> **Exercise brief**
Your answer should be only a number: how many lines include the word "this".

+++ Material provided +++

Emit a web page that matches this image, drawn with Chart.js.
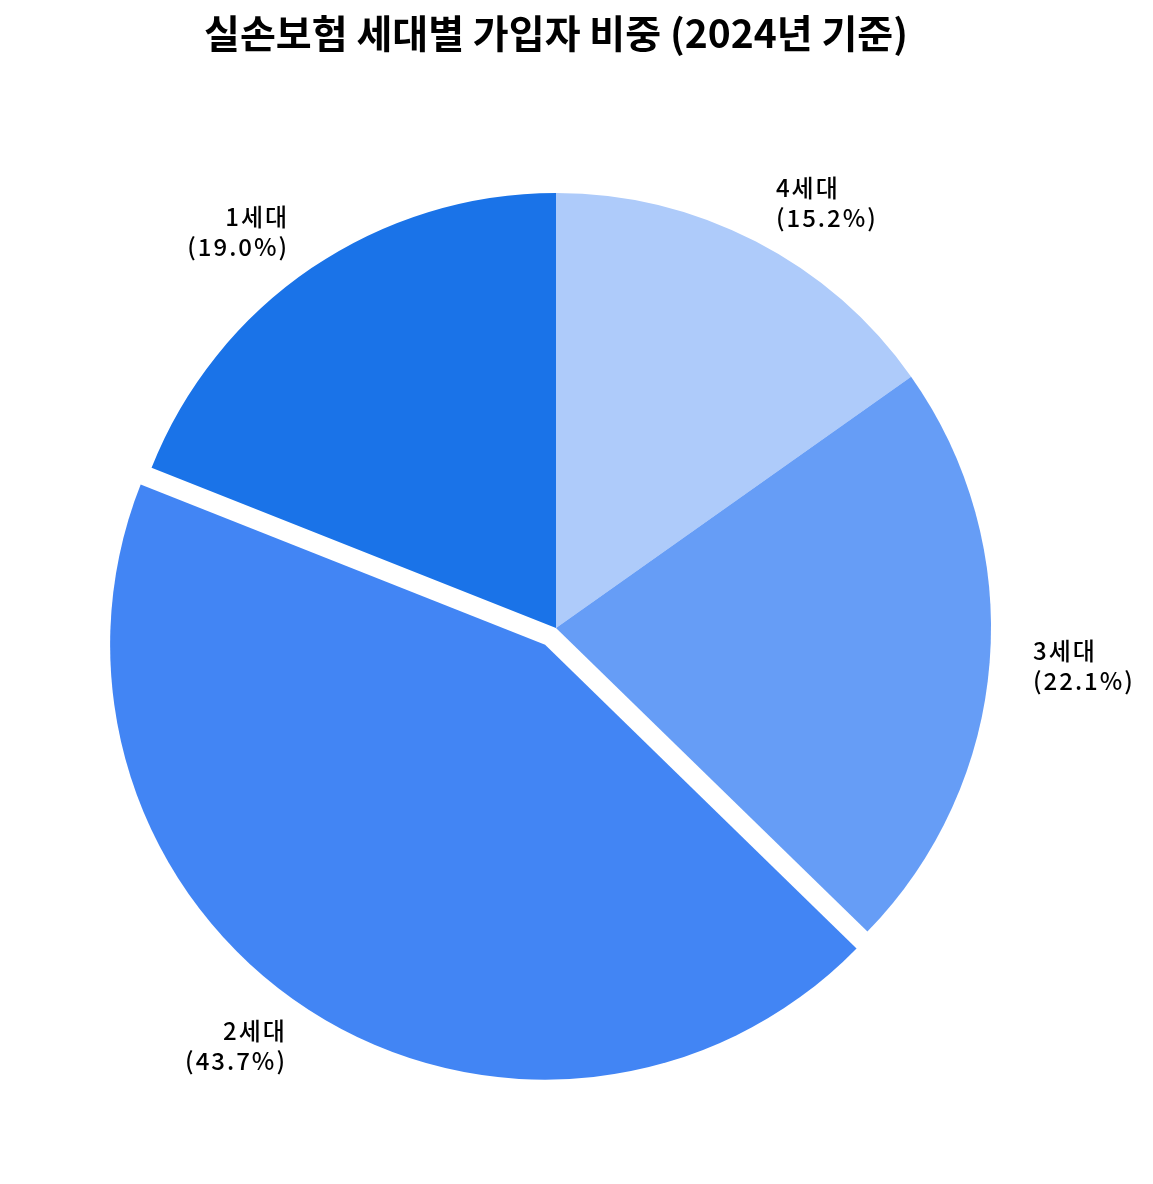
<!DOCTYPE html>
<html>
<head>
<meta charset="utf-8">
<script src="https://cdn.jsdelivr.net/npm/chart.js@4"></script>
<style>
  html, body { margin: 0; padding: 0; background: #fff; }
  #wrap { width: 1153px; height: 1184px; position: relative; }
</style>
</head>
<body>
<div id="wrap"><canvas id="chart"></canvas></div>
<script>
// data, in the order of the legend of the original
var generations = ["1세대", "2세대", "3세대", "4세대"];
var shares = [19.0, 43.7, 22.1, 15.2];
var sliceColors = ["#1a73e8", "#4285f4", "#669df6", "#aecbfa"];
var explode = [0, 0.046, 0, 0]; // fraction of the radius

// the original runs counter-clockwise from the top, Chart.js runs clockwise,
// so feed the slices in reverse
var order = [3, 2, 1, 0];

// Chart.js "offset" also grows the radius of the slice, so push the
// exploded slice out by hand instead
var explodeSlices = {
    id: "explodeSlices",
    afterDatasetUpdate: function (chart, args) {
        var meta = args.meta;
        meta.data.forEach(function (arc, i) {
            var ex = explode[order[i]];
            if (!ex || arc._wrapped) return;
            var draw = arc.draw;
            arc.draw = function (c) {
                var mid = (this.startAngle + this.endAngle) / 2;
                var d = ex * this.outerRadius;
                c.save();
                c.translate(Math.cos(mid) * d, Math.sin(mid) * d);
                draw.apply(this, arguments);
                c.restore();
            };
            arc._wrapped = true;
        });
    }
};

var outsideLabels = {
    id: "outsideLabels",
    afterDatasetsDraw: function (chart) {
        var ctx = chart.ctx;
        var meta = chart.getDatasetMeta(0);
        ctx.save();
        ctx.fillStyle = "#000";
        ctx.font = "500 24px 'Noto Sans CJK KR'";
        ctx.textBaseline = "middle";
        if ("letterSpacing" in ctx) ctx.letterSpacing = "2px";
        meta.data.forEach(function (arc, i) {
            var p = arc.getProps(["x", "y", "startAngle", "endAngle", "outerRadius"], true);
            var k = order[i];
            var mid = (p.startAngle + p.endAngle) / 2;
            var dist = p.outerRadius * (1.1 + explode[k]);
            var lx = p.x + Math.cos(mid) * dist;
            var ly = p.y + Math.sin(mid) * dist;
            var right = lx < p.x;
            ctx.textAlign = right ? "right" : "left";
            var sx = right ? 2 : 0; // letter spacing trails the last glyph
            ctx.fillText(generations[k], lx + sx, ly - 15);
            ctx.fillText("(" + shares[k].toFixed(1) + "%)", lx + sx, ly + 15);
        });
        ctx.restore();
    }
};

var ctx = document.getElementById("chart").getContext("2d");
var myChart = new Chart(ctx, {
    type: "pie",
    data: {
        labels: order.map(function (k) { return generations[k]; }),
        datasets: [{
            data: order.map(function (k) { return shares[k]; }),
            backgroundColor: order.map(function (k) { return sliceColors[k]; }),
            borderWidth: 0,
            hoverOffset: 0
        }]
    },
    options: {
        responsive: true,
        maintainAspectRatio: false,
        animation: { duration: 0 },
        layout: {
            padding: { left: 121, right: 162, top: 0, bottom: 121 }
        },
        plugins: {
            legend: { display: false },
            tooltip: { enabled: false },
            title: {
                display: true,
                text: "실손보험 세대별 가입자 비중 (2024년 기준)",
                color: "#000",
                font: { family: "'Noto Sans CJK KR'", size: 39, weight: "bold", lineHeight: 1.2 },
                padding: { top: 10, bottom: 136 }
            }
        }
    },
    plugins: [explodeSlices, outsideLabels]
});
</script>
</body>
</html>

+++

> **Solution to the problem**
4